Cryobanque corallienne : les scientifiques philippins stockent le futur des récifs marins
Les Philippines lancent une cryobanque de larves de corail, une première pour restaurer les récifs menacés par le climat.
Dans un contexte d’urgence écologique, l’Institut des sciences marines de l’Université des Philippines (UP-MSI) s’apprête à ouvrir la toute première cryobanque de larves de corail du pays. Cette installation, située à Bolinao, dans la province de Pangasinan, vise à préserver la biodiversité marine menacée par le réchauffement climatique et le blanchissement massif des récifs coralliens.

Ce projet pionnier s’inscrit dans une initiative régionale baptisée « Développement des capacités de conservation des coraux dans le triangle de corail », qui rassemble cinq pays : les Philippines, Taïwan, l’Indonésie, la Malaisie et la Thaïlande. Ensemble, ils ambitionnent de créer le premier réseau régional de cryobanques coralliennes dans le Triangle de Corail, reconnu comme l’épicentre mondial de la biodiversité marine.
Préserver aujourd’hui, restaurer demain
“Il ne s’agit pas seulement de préserver les coraux aujourd’hui, mais de jeter les bases de futures recherches et de la restauration des récifs”, explique la Dr Maria Vanessa Baria-Rodriguez, qui dirige l’équipe philippine du projet. Chercheuse à la tête du laboratoire IMBiBE (Interactions entre les bionts marins et les écosystèmes benthiques), elle supervise la mise en place de l’infrastructure cryogénique à UP-MSI.
Les travaux initiaux de cryoconservation se concentrent sur les pocilloporidés, une famille de coraux réputée pour sa croissance rapide et sa capacité à recoloniser rapidement les récifs endommagés. Toutefois, ces coraux restent extrêmement vulnérables au stress thermique, ce qui en fait des candidats prioritaires pour la conservation préventive.
Des larves collectées, congelées, et prêtes pour l’avenir
Durant la saison de reproduction, les coraux libèrent des larves planctoniques, qui sont collectées dans des écloseries marines. Elles sont ensuite stockées dans de l’azote liquide, à -196°C, assurant une conservation à long terme. Ce processus complexe permet de préserver la vie corallienne sans perturber les milieux naturels, en attendant leur éventuelle réimplantation.
Grâce aux techniques de vitrification et aux technologies de cryobanking avancées, l’équipe de l’IMBiBE a déjà réussi plusieurs tests de cryoconservation sur des larves en phase précoce.
Une coopération scientifique internationale
Le projet est coordonné à l’échelle régionale par le Dr Chiahsin Lin, de l’Université nationale Dong Hwa de Taïwan et du Musée national de biologie marine et d’aquarium (NMMBA). Il bénéficie du soutien de la Coral Research & Development Accelerator Platform, via la Marine Environment and Resources Foundation.

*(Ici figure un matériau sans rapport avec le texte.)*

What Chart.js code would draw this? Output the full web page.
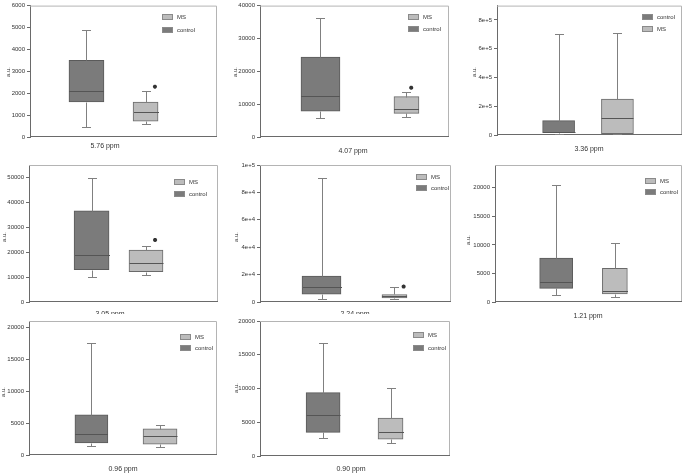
<!DOCTYPE html>
<html>
<head>
<meta charset="utf-8">
<script src="https://cdn.jsdelivr.net/npm/chart.js@4.4.1/dist/chart.umd.min.js"></script>
<style>
  html, body { margin: 0; padding: 0; background: #fff; }
  #fig { position: relative; width: 684px; height: 474px; overflow: hidden; background: #fff; }
  #fig canvas { position: absolute; background: #fff; }
</style>
</head>
<body>
<div id="fig"></div>
<script>
// ── Data ────────────────────────────────────────────────────────────────────
const titles = ["5.76 ppm", "4.07 ppm", "3.36 ppm", "3.05 ppm", "2.24 ppm", "1.21 ppm", "0.96 ppm", "0.90 ppm"];
// [min, q1, median, q3, max]
const controlStats = [
  [450, 1600, 2080, 3500, 4900],
  [5900, 7900, 12400, 24300, 36200],
  [9000, 16000, 22000, 100000, 700000],
  [10000, 13000, 18700, 36600, 49700],
  [2000, 5800, 11000, 19000, 90500],
  [1200, 2400, 3500, 7700, 20500],
  [1400, 1900, 3300, 6300, 17500],
  [2700, 3500, 6100, 9400, 16800]
];
const msStats = [
  [600, 720, 1150, 1600, 2100],
  [6200, 7200, 8500, 12300, 13700],
  [9000, 10000, 118000, 250000, 712000],
  [10800, 12200, 15500, 20800, 22400],
  [2000, 3000, 4200, 5500, 11200],
  [900, 1400, 1900, 5900, 10400],
  [1200, 1700, 2900, 4100, 4700],
  [1900, 2500, 3600, 5600, 10100]
];
const starValues = [2300, 15000, null, 24900, 11300, null, null, null];
const yMax = [6000, 40000, 900000, 55000, 100000, 24000, 21000, 20000];
const yTicks = [
  [0, 1000, 2000, 3000, 4000, 5000, 6000],
  [0, 10000, 20000, 30000, 40000],
  [0, 200000, 400000, 600000, 800000],
  [0, 10000, 20000, 30000, 40000, 50000],
  [0, 20000, 40000, 60000, 80000, 100000],
  [0, 5000, 10000, 15000, 20000],
  [0, 5000, 10000, 15000, 20000],
  [0, 5000, 10000, 15000, 20000]
];
const expTicks = [false, false, true, false, true, false, false, false];
const legendOrder = [
  ["MS", "control"], ["MS", "control"], ["control", "MS"], ["MS", "control"],
  ["MS", "control"], ["MS", "control"], ["MS", "control"], ["MS", "control"]
];

// ── Layout (pixels in the 684x474 figure) ───────────────────────────────────
// cell: [left, top, right, bottom], plot: [left, top, right, bottom]
// pos: box centres and star position in % of plot width
const panels = [
  { cell: [0, 0, 228, 158],     plot: [30, 3, 217, 137],    title: [105, 146], ylab: [8, 72],    legend: [162, 17, 30],   pos: [30.2, 61.8, 66.8], widths: [35, 25] },
  { cell: [228, 0, 456, 158],   plot: [260, 3, 449, 137],   title: [353, 151], ylab: [235, 72],  legend: [408, 17, 29],   pos: [32.0, 77.5, 80.0], widths: [39, 25] },
  { cell: [456, 0, 684, 158],   plot: [497, 3, 682, 135],   title: [589, 149], ylab: [474, 72],  legend: [642, 17, 29],   pos: [33.3, 65.1, 0],    widths: [32, 32] },
  { cell: [0, 158, 228, 314],   plot: [29, 165, 218, 302],  title: [110, 314], ylab: [4, 237],   legend: [174, 182, 194], pos: [33.1, 61.9, 66.7], widths: [35, 34] },
  { cell: [228, 158, 456, 314], plot: [260, 165, 451, 302], title: [355, 314], ylab: [236, 237], legend: [416, 177, 188], pos: [32.2, 70.4, 75.2], widths: [39, 25] },
  { cell: [456, 158, 684, 330], plot: [495, 165, 682, 302], title: [588, 316], ylab: [468, 240], legend: [645, 181, 192], pos: [32.7, 64.1, 0],    widths: [33, 25] },
  { cell: [0, 314, 228, 474],   plot: [29, 321, 217, 455],  title: [123, 469], ylab: [3, 392],   legend: [180, 337, 348], pos: [33.2, 69.7, 0],    widths: [33, 34] },
  { cell: [228, 314, 456, 474], plot: [260, 321, 450, 456], title: [351, 469], ylab: [236, 388], legend: [413, 335, 348], pos: [33.2, 68.7, 0],    widths: [34, 25] }
];

const COLORS = { control: "#7b7b7b", MS: "#bcbcbc" };
const FONT = "'Liberation Sans', Arial, sans-serif";

function fmtTick(v, exp) {
  if (!exp) return String(v);
  if (v === 0) return "0";
  const e = Math.floor(Math.log10(v));
  return (v / Math.pow(10, e)) + "e+" + e;
}

// whiskers, medians, frame, legend, labels
const boxPlotPlugin = {
  id: "boxplot",
  afterDatasetsDraw(chart, args, o) {
    const ctx = chart.ctx, ys = chart.scales.y;
    const { left, top, right, bottom } = chart.chartArea;
    ctx.save();
    ctx.lineWidth = 1;
    // light frame top/right, dark bottom axis
    ctx.strokeStyle = "#b4b4b4";
    ctx.beginPath();
    ctx.moveTo(left, top + 0.5); ctx.lineTo(right - 0.5, top + 0.5); ctx.lineTo(right - 0.5, bottom);
    ctx.stroke();
    ctx.strokeStyle = "#6a6a6a";
    ctx.beginPath();
    ctx.moveTo(left, bottom - 0.5); ctx.lineTo(right, bottom - 0.5);
    ctx.stroke();

    [o.control, o.ms].forEach((s, i) => {
      const el = chart.getDatasetMeta(i).data[0];
      if (!el) return;
      const cx = Math.round(el.x) + 0.5, hw = el.width / 2, cap = 4.5;
      const py = v => Math.round(ys.getPixelForValue(v)) + 0.5;
      ctx.strokeStyle = "#808080";
      ctx.beginPath();
      ctx.moveTo(cx, py(s[3])); ctx.lineTo(cx, py(s[4]));
      ctx.moveTo(cx - cap, py(s[4])); ctx.lineTo(cx + cap, py(s[4]));
      ctx.moveTo(cx, py(s[1])); ctx.lineTo(cx, py(s[0]));
      ctx.moveTo(cx - cap, py(s[0])); ctx.lineTo(cx + cap, py(s[0]));
      ctx.stroke();
      ctx.strokeStyle = "#555";
      ctx.beginPath();
      ctx.moveTo(cx - hw, py(s[2])); ctx.lineTo(cx + hw, py(s[2]));
      ctx.stroke();
    });

    // legend
    const [lx, ly1, ly2] = o.legend;
    ctx.font = "6px " + FONT;
    ctx.textBaseline = "middle";
    o.order.forEach((name, k) => {
      const yy = k === 0 ? ly1 : ly2;
      ctx.fillStyle = COLORS[name];
      ctx.fillRect(lx, yy - 2.5, 11, 5);
      ctx.strokeStyle = "#8a8a8a";
      ctx.strokeRect(lx + 0.5, yy - 2.5, 10, 5);
      ctx.fillStyle = "#333";
      ctx.textAlign = "left";
      ctx.fillText(name, lx + 15, yy);
    });

    // x title and y label
    ctx.fillStyle = "#333";
    ctx.font = "7px " + FONT;
    ctx.textAlign = "center";
    ctx.fillText(o.title, o.titleXY[0], o.titleXY[1]);
    ctx.font = "6px " + FONT;
    ctx.translate(o.ylabXY[0], o.ylabXY[1]);
    ctx.rotate(-Math.PI / 2);
    ctx.fillText("a.u.", 0, 0);
    ctx.restore();
  }
};

const fig = document.getElementById("fig");

panels.forEach((p, i) => {
  const [cl, ct, cr, cb] = p.cell;
  const [pl, pt, pr, pb] = p.plot;
  const canvas = document.createElement("canvas");
  canvas.width = cr - cl; canvas.height = cb - ct;
  canvas.style.left = cl + "px"; canvas.style.top = ct + "px";
  canvas.style.width = (cr - cl) + "px"; canvas.style.height = (cb - ct) + "px";
  fig.appendChild(canvas);

  const rel = ([x, y]) => [x - cl, y - ct];
  const stars = starValues[i] != null ? [{ x: p.pos[2], y: starValues[i] }] : [];

  new Chart(canvas, {
    type: "bar",
    data: {
      datasets: [
        { label: "control", data: [{ x: p.pos[0], y: [controlStats[i][1], controlStats[i][3]] }],
          backgroundColor: COLORS.control, borderColor: "#5a5a5a", borderWidth: 1, borderSkipped: false, barThickness: p.widths[0], grouped: false },
        { label: "MS", data: [{ x: p.pos[1], y: [msStats[i][1], msStats[i][3]] }],
          backgroundColor: COLORS.MS, borderColor: "#6a6a6a", borderWidth: 1, borderSkipped: false, barThickness: p.widths[1], grouped: false },
        { type: "scatter", label: "sig", data: stars, pointStyle: "star", radius: 2, borderWidth: 1.3,
          borderColor: "#333", backgroundColor: "#333" }
      ]
    },
    options: {
      responsive: false, animation: false, events: [],
      devicePixelRatio: 1,
      layout: { autoPadding: false, padding: { left: 0, top: pt - ct, right: cr - pr, bottom: cb - pb } },
      plugins: {
        legend: { display: false }, tooltip: { enabled: false },
        boxplot: {
          control: controlStats[i], ms: msStats[i], order: legendOrder[i],
          legend: [p.legend[0] - cl, p.legend[1] - ct, p.legend[2] - ct],
          title: titles[i], titleXY: rel(p.title), ylabXY: rel(p.ylab)
        }
      },
      scales: {
        x: { type: "linear", min: 0, max: 100, offset: false, display: false },
        y: {
          min: 0, max: yMax[i],
          afterFit: s => { s.width = pl - cl; },
          afterBuildTicks: s => { s.ticks = yTicks[i].map(v => ({ value: v })); },
          grid: { drawOnChartArea: false, drawTicks: true, tickLength: 3, color: "#6a6a6a" },
          border: { color: "#6a6a6a" },
          ticks: { padding: 2, color: "#333",
                   font: { size: 6, family: FONT }, callback: v => fmtTick(v, expTicks[i]) }
        }
      }
    },
    plugins: [boxPlotPlugin]
  });
});
</script>
</body>
</html>
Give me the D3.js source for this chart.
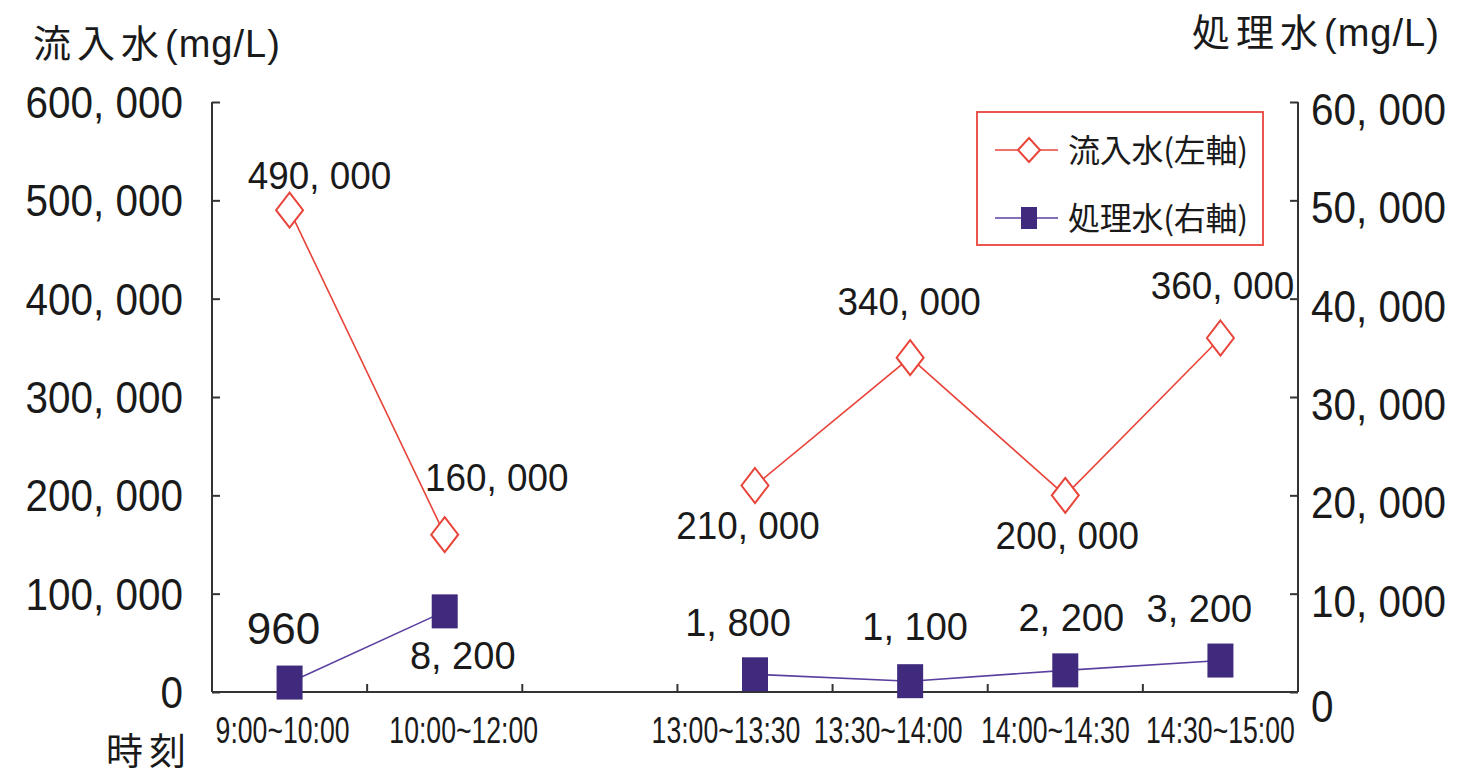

Cette collaboration a permis la formation d’équipes sur le terrain. En décembre dernier, les scientifiques taïwanais ont animé un atelier de quatre jours à Bolinao, et en février 2025, une session de suivi à Taïwan a renforcé les compétences des chercheurs philippins.
Depuis, des expéditions mensuelles permettent de collecter les larves nécessaires au remplissage de la cryobanque.
Un outil pour la résilience climatique
Au-delà de la préservation, la cryobanque vise à soutenir les futurs efforts de restauration écologique. Les chercheurs espèrent étendre la technique à d’autres espèces de coraux et développer des outils encore plus performants, comme un dispositif de réchauffement assisté par laser de 4e génération ou un système cryojig de précision.
Alors que le projet arrive à une phase décisive, la Dr Baria-Rodriguez et son équipe redoublent d’efforts pour sauvegarder l’un des patrimoines marins les plus riches de la planète.
“Avec le changement climatique, chaque action compte. Cette cryobanque, c’est notre promesse aux générations futures.”